Getting to Beautiful Places

Getting to Beautiful Places

In our summer attempts to refresh the weary soul, we often vacation in the most peaceful, beautiful places we can find.

I vote for the simplicity of the little town that time forgot, Sewanee (nearby us in Nashville), and its mountains that bring the great Appalachian chain to an end.

I also love the Great Smokies, but on the North Carolina side rather than the Tennessee side due to the commercialization of Pigeon Forge and Gatlinburg. The Inn at Biltmore seems to be the place that frames the mountains just right, with a porch view and a rocking chair and some fresh blueberries and a good book.

I have nothing against towns in particular, but my soul needs something besides concrete and stores for renewal.

It strikes me that wherever you find a beautiful place, it eventually gets paved. I miss the simple places. I miss the beauty of undisturbed nature. I miss the places that restore the soul. Maybe it’s aging, maybe it’s wisdom, maybe it’s my memory—but I suspect it may be the Pope.

Pope Francis released last week an Encyclical Letter to all Catholics on the care of our common home. I read his 92-page call to a better stewardship of the world we live in.

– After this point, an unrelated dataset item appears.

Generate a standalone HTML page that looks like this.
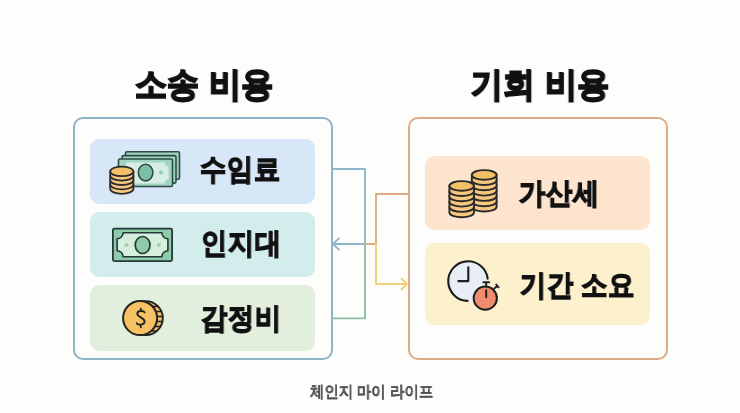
<!DOCTYPE html>
<html><head><meta charset="utf-8">
<style>
html,body{margin:0;padding:0;}
body{width:740px;height:413px;background:#fdfdfc;position:relative;overflow:hidden;font-family:"Liberation Sans",sans-serif;color:#111;}
.t{position:absolute;white-space:nowrap;line-height:1;transform-origin:0 0;will-change:transform;}
.box{position:absolute;box-sizing:border-box;border-radius:10px;}
.card{position:absolute;border-radius:9px;}
svg{position:absolute;left:0;top:0;}
</style></head>
<body>
<div class="t" style="left:135px;top:67px;font-size:34px;letter-spacing:0.4px;word-spacing:0px;-webkit-text-stroke:2.0px #111;color:#111;font-weight:700;transform:scaleX(0.94);">소송 비용</div>
<div class="t" style="left:471px;top:67px;font-size:34px;letter-spacing:0.4px;word-spacing:0px;-webkit-text-stroke:2.0px #111;color:#111;font-weight:700;transform:scaleX(0.94);">기회 비용</div>

<div class="box" style="left:73px;top:117px;width:260px;height:242.5px;border:2px solid #8db5c8;"></div>
<div class="box" style="left:408px;top:117px;width:260px;height:242.5px;border:2px solid #dcab88;"></div>

<div class="card" style="left:90px;top:139px;width:225px;height:65px;background:#d8e7f7;"></div>
<div class="card" style="left:90px;top:212px;width:225px;height:65px;background:#d2edec;"></div>
<div class="card" style="left:90px;top:285px;width:225px;height:66px;background:#e2efdc;"></div>

<div class="card" style="left:425px;top:156px;width:225px;height:74px;background:#fde4cf;"></div>
<div class="card" style="left:425px;top:243px;width:225px;height:82px;background:#fdf1cd;"></div>

<div class="t" style="left:200px;top:154.5px;font-size:28.5px;letter-spacing:0.8px;word-spacing:0px;-webkit-text-stroke:1.5px #111;color:#111;font-weight:700;transform:scaleX(0.9);">수임료</div>
<div class="t" style="left:200.5px;top:228.5px;font-size:28.5px;letter-spacing:0.8px;word-spacing:0px;-webkit-text-stroke:1.5px #111;color:#111;font-weight:700;transform:scaleX(0.9);">인지대</div>
<div class="t" style="left:200.5px;top:303.5px;font-size:28.5px;letter-spacing:0.8px;word-spacing:0px;-webkit-text-stroke:1.5px #111;color:#111;font-weight:700;transform:scaleX(0.9);">감정비</div>
<div class="t" style="left:519px;top:178.5px;font-size:28.5px;letter-spacing:0.8px;word-spacing:0px;-webkit-text-stroke:1.5px #111;color:#111;font-weight:700;transform:scaleX(0.9);">가산세</div>
<div class="t" style="left:519.5px;top:270.5px;font-size:28.5px;letter-spacing:0.8px;word-spacing:0px;-webkit-text-stroke:1.5px #111;color:#111;font-weight:700;transform:scaleX(0.9);">기간 소요</div>

<div class="t" style="left:310px;top:383.8px;font-size:15.5px;letter-spacing:0px;word-spacing:0px;-webkit-text-stroke:0.2px #555;color:#555;font-weight:700;transform:scaleX(0.9);">체인지 마이 라이프</div>

<svg width="740" height="413" viewBox="0 0 740 413" fill="none" stroke-width="1.9" stroke-linecap="round" stroke-linejoin="round">
<path d="M332 169 H365 V244" stroke="#8fb6ca"/>
<path d="M365 244 V318.4 H332" stroke="#8dc0a2"/>
<path d="M365 244 H333 M339 238.4 L333 244 L339 249.6" stroke="#8fb6ca"/>
<path d="M409 194 H376 V244 H365" stroke="#e0aa84"/>
<path d="M376 244 V284 H407 M401.5 278.5 L407 284 L401.5 289.5" stroke="#f2d07c"/>
<g>
<rect x="125.5" y="151.8" width="54" height="27.5" rx="1.5" fill="#a2d5c1" stroke="#2e4a46" stroke-width="1.6"/>
<rect x="122" y="155.6" width="54" height="27.5" rx="1.5" fill="#a2d5c1" stroke="#2e4a46" stroke-width="1.6"/>
<rect x="118.5" y="159" width="54" height="27.5" rx="1.5" fill="#a2d5c1" stroke="#2e4a46" stroke-width="1.6"/>
<path d="M126.5 162.5 H164.5 A4 4 0 0 0 168.5 166.5 V179.5 A4 4 0 0 0 164.5 183.5 H126.5 A4 4 0 0 0 122.5 179.5 V166.5 A4 4 0 0 0 126.5 162.5 Z" fill="#d8eee5"/>
<ellipse cx="145.6" cy="172.6" rx="7.3" ry="8.3" fill="#7cc0a6" stroke="#2e4a46" stroke-width="1.6"/>
<circle cx="161" cy="172.5" r="2" fill="#8fcab3"/>
<path d="M110.20 184.60 V189.00 A11.6 4.8 0 0 0 133.40 189.00 V184.60 Z" fill="#f5c77f" stroke="#2b2b2b" stroke-width="1.8"/>
<path d="M110.20 180.20 V184.60 A11.6 4.8 0 0 0 133.40 184.60 V180.20 Z" fill="#f5c77f" stroke="#2b2b2b" stroke-width="1.8"/>
<path d="M110.20 175.80 V180.20 A11.6 4.8 0 0 0 133.40 180.20 V175.80 Z" fill="#f5c77f" stroke="#2b2b2b" stroke-width="1.8"/>
<path d="M110.20 171.40 V175.80 A11.6 4.8 0 0 0 133.40 175.80 V171.40 Z" fill="#f5c77f" stroke="#2b2b2b" stroke-width="1.8"/>
<ellipse cx="121.8" cy="171.4" rx="11.6" ry="4.8" fill="#f3c067" stroke="#2b2b2b" stroke-width="1.8"/>
<rect x="112.9" y="228.7" width="59.2" height="32.4" rx="1.5" fill="#8fcaa9" stroke="#24393a" stroke-width="1.8"/>
<path d="M123.1 232.7 H161.9 A6 6 0 0 0 167.9 238.7 V250.8 A6 6 0 0 0 161.9 256.8 H123.1 A6 6 0 0 0 117.1 250.8 V238.7 A6 6 0 0 0 123.1 232.7 Z" fill="#d6eedc" stroke="#24393a" stroke-width="1.6"/>
<ellipse cx="142.6" cy="245" rx="7.4" ry="8.5" fill="#8fcaa9" stroke="#24393a" stroke-width="1.7"/>
<circle cx="126.5" cy="245" r="2.1" fill="#9fd0b5"/><circle cx="158.8" cy="245" r="2.1" fill="#9fd0b5"/>
<circle cx="145.79999999999998" cy="318.1" r="17" fill="#f5c264" stroke="#222" stroke-width="1.9"/>
<path d="M152.53 306.5 H158.23 M155.77 311.5 H161.47 M157.02 316.5 H162.72 M156.76 321.5 H162.46 M154.88 326.5 H160.58 M151.17 331 H156.87" stroke="#222" stroke-width="1.5"/>
<circle cx="140.1" cy="318.1" r="17" fill="#f6c263" stroke="#222" stroke-width="2"/>
<path d="M144.6 312.4 C143.6 310.4 137.3 310.2 137.3 313.8 C137.3 317.4 144.6 317.3 144.6 321.6 C144.6 325.3 137.6 325.4 136.7 323.2 M140.8 308.8 V310.5 M140.8 325.6 V327.3" fill="none" stroke="#222" stroke-width="1.9" stroke-linecap="round"/>
<path d="M471.80 201.40 V206.70 A12.4 4.8 0 0 0 496.60 206.70 V201.40 Z" fill="#f5c77f" stroke="#2a2a2a" stroke-width="1.9"/>
<path d="M471.80 196.10 V201.40 A12.4 4.8 0 0 0 496.60 201.40 V196.10 Z" fill="#f5c77f" stroke="#2a2a2a" stroke-width="1.9"/>
<path d="M471.80 190.80 V196.10 A12.4 4.8 0 0 0 496.60 196.10 V190.80 Z" fill="#f5c77f" stroke="#2a2a2a" stroke-width="1.9"/>
<path d="M471.80 185.50 V190.80 A12.4 4.8 0 0 0 496.60 190.80 V185.50 Z" fill="#f5c77f" stroke="#2a2a2a" stroke-width="1.9"/>
<path d="M471.80 180.20 V185.50 A12.4 4.8 0 0 0 496.60 185.50 V180.20 Z" fill="#f5c77f" stroke="#2a2a2a" stroke-width="1.9"/>
<path d="M471.80 174.90 V180.20 A12.4 4.8 0 0 0 496.60 180.20 V174.90 Z" fill="#f5c77f" stroke="#2a2a2a" stroke-width="1.9"/>
<ellipse cx="484.2" cy="174.9" rx="12.4" ry="4.8" fill="#f3c067" stroke="#2a2a2a" stroke-width="1.9"/>
<path d="M449.40 207.10 V212.40 A12.3 4.8 0 0 0 474.00 212.40 V207.10 Z" fill="#f5c77f" stroke="#2a2a2a" stroke-width="1.9"/>
<path d="M449.40 201.80 V207.10 A12.3 4.8 0 0 0 474.00 207.10 V201.80 Z" fill="#f5c77f" stroke="#2a2a2a" stroke-width="1.9"/>
<path d="M449.40 196.50 V201.80 A12.3 4.8 0 0 0 474.00 201.80 V196.50 Z" fill="#f5c77f" stroke="#2a2a2a" stroke-width="1.9"/>
<path d="M449.40 191.20 V196.50 A12.3 4.8 0 0 0 474.00 196.50 V191.20 Z" fill="#f5c77f" stroke="#2a2a2a" stroke-width="1.9"/>
<path d="M449.40 185.90 V191.20 A12.3 4.8 0 0 0 474.00 191.20 V185.90 Z" fill="#f5c77f" stroke="#2a2a2a" stroke-width="1.9"/>
<ellipse cx="461.7" cy="185.9" rx="12.3" ry="4.8" fill="#f3c067" stroke="#2a2a2a" stroke-width="1.9"/>
<circle cx="468" cy="281.1" r="19.8" fill="#e8eef6"/>
<path d="M467.6 300.9 A19.8 19.8 0 1 1 487.7 278.6" fill="none" stroke="#1d1d1d" stroke-width="2.1" stroke-linecap="round"/>
<path d="M468.3 267.6 V281.1 H458.6" fill="none" stroke="#1d1d1d" stroke-width="2.1" stroke-linecap="square"/>
<circle cx="485.3" cy="298.2" r="11.6" fill="#ef8c6e" stroke="#1d1d1d" stroke-width="2"/>
<path d="M486.2 282.6 V286.4 M483.4 282.3 H489.2 M494.2 288.4 L497.4 286 M496.2 284.6 L498.6 287.4 M486.2 290.2 V297.2" fill="none" stroke="#1d1d1d" stroke-width="1.9" stroke-linecap="round"/>
</g>
</svg>
</body></html>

I appreciate his eschatology (theology of ending). Rather than siding with the folk who believe the earth is ours to use up and trash since we’re going to be raptured to somewhere else, he holds a very Biblical theology that the earth groans for its redemption at a moment of final glory (Romans 8:18-25), that the New Jerusalem is coming down (Rev. 21), and that the future home of God will be among mortals in a creation with all things made new.

If this is true, and I believe it is, then we are God’s partners in the care-taking and renewal of that which is being destroyed.

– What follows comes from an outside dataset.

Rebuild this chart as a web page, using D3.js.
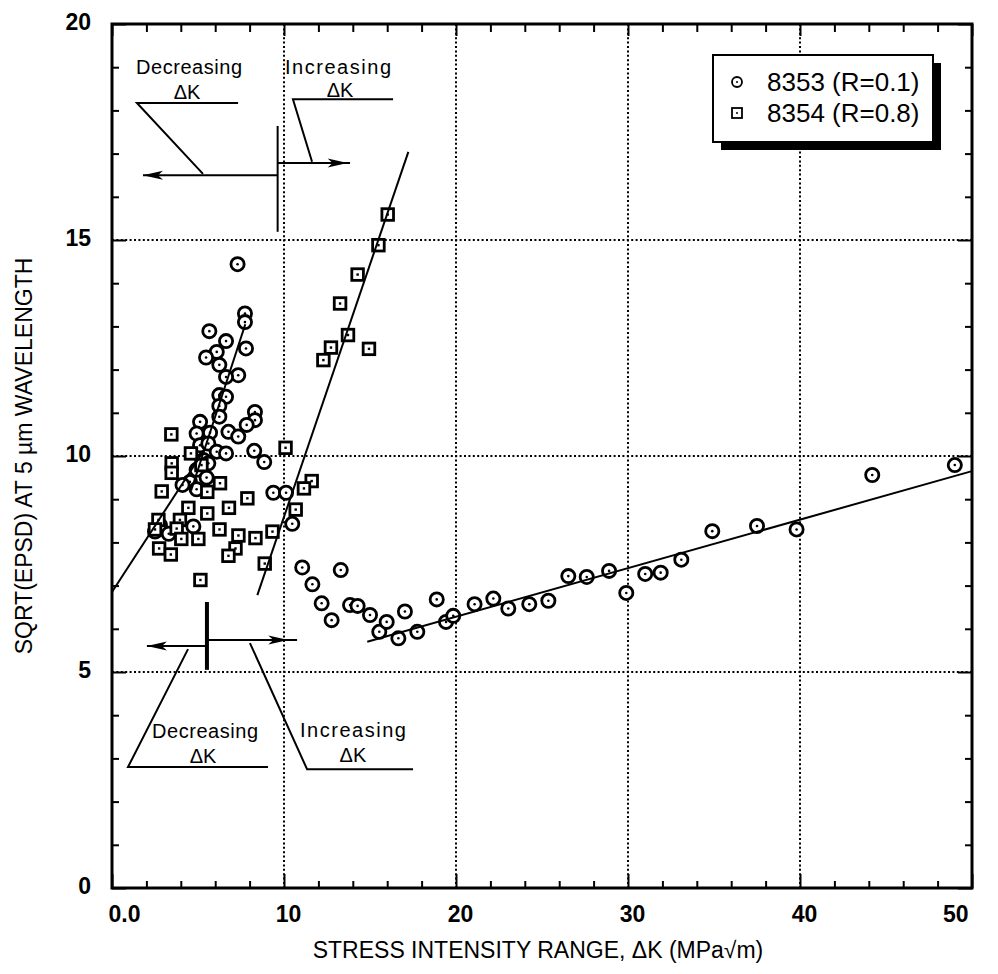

So when you find yourself in a beautiful place this summer, take a moment to read a wonderful call to a common concern for our common home. You can read the Pope’s entire letter here.

Comments

  1. JoNell Shelby says

    I imagine this post will ruffle some feathers but I believe you are right and I agree wholeheartedly.

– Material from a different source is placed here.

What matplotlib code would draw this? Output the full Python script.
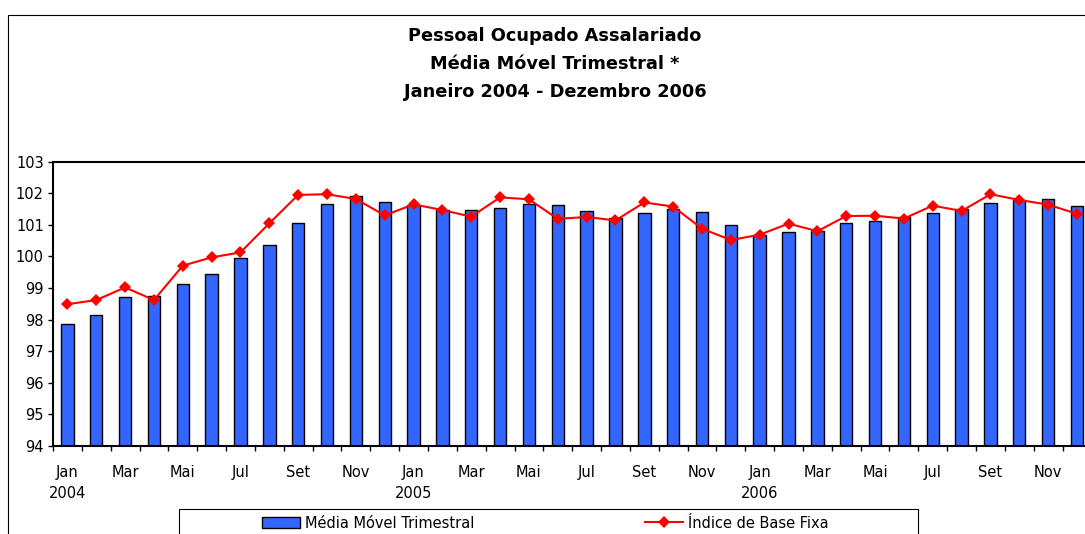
import matplotlib
matplotlib.use("Agg")
import matplotlib.pyplot as plt
from matplotlib.patches import Rectangle
from matplotlib.lines import Line2D
import numpy as np

plt.rcParams['font.family'] = ['DejaVu Sans']

# dados: jan/2004 - dez/2006
meses = ["Jan", "Fev", "Mar", "Abr", "Mai", "Jun",
         "Jul", "Ago", "Set", "Out", "Nov", "Dez"] * 3
anos = ["2004", "2005", "2006"]

media_movel = [97.86, 98.15, 98.73, 98.76, 99.13, 99.45, 99.94, 100.37, 101.05, 101.66, 101.92, 101.71,
               101.62, 101.47, 101.46, 101.53, 101.65, 101.63, 101.43, 101.23, 101.38, 101.49, 101.40, 101.00,
               100.68, 100.76, 100.80, 101.05, 101.12, 101.26, 101.39, 101.49, 101.70, 101.79, 101.81, 101.61]

indice_base_fixa = [98.49, 98.62, 99.02, 98.62, 99.71, 99.97, 100.13, 101.05, 101.95, 101.97, 101.82, 101.30,
                    101.65, 101.47, 101.26, 101.87, 101.81, 101.19, 101.25, 101.14, 101.71, 101.58, 100.88, 100.52,
                    100.69, 101.04, 100.80, 101.28, 101.29, 101.20, 101.61, 101.44, 101.97, 101.79, 101.64, 101.35]

W, H = 1085, 534
fig = plt.figure(figsize=(W / 100, H / 100), dpi=100)
ax = fig.add_axes([53 / W, 1 - 446 / H, (1091.4 - 53) / W, (446 - 161.7) / H])

x = np.arange(len(media_movel))
ax.bar(x, np.array(media_movel) - 94, bottom=94, width=0.43, color="#3366FF",
       edgecolor="black", linewidth=1.0, zorder=2)
ax.plot(x, indice_base_fixa, color="#FF0000", linewidth=1.5, marker="D",
        markersize=6.5, markeredgewidth=0, zorder=3, clip_on=False)

ax.set_ylim(94, 103)
ax.set_xlim(-0.5, len(x) - 0.5)
ax.set_yticks(range(94, 104))
ax.tick_params(axis="y", direction="out", length=3.6, width=1, labelsize=10.5, pad=3)

# rótulos a cada dois meses, ano sob janeiro
labels = []
for i in range(0, len(x), 2):
    lab = meses[i]
    if i % 12 == 0:
        lab += "\n" + anos[i // 12]
    labels.append(lab)
ax.set_xticks(x[::2])
ax.set_xticklabels(labels, fontsize=10.5, linespacing=1.5)
ax.tick_params(axis="x", which="major", length=0, pad=13.5)
ax.set_xticks(np.arange(-0.5, len(x)), minor=True)
ax.tick_params(axis="x", which="minor", direction="out", length=3.6, width=1)

for s in ax.spines.values():
    s.set_linewidth(1.5)

# moldura externa
fig.patches.append(Rectangle((8 / W, -0.1), 1.2, 1.1 - 15 / H, transform=fig.transFigure,
                             fill=False, edgecolor="black", linewidth=0.8))

# título
titulo = ["Pessoal Ocupado Assalariado", "Média Móvel Trimestral *", "Janeiro 2004 - Dezembro 2006"]
for t, yb in zip(titulo, [41, 69, 97]):
    fig.text(555 / W, 1 - yb / H, t, ha="center", va="baseline", fontsize=12.8, fontweight="bold")

# legenda
fig.patches.append(Rectangle((179 / W, -0.1), (918 - 179) / W, 0.1 + 1 - 509 / H,
                             transform=fig.transFigure, fill=False, edgecolor="black", linewidth=0.8))
h_barra = Rectangle((0, 0), 1, 1, facecolor="#3366FF", edgecolor="black", linewidth=1.0)
h_linha = Line2D([], [], color="#FF0000", linewidth=1.5, marker="D", markersize=6.5, markeredgewidth=0)
for h, nome, x0 in [(h_barra, "Média Móvel Trimestral", 262), (h_linha, "Índice de Base Fixa", 645)]:
    fig.legend([h], [nome], loc="center left", bbox_to_anchor=(x0 / W, 1 - 523 / H),
               frameon=False, fontsize=10.5, handlelength=2.6, handleheight=0.7,
               handletextpad=0.34, borderpad=0, borderaxespad=0)

fig.savefig("out.png", dpi=100)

  2. Very often, Jim and I go up the back mountain road to Sewanee, read in the university library, pray in All Saints Chapel, then walk from the campus to the Blue Chair Cafe, our “coffee spot.” We like the coffee, and love supporting “Blue Monarch,” the rehabilitation program for women that some of the profits from the cafe help to make possible. This has long been one of our favorite spots, and this post is one of your most memorable!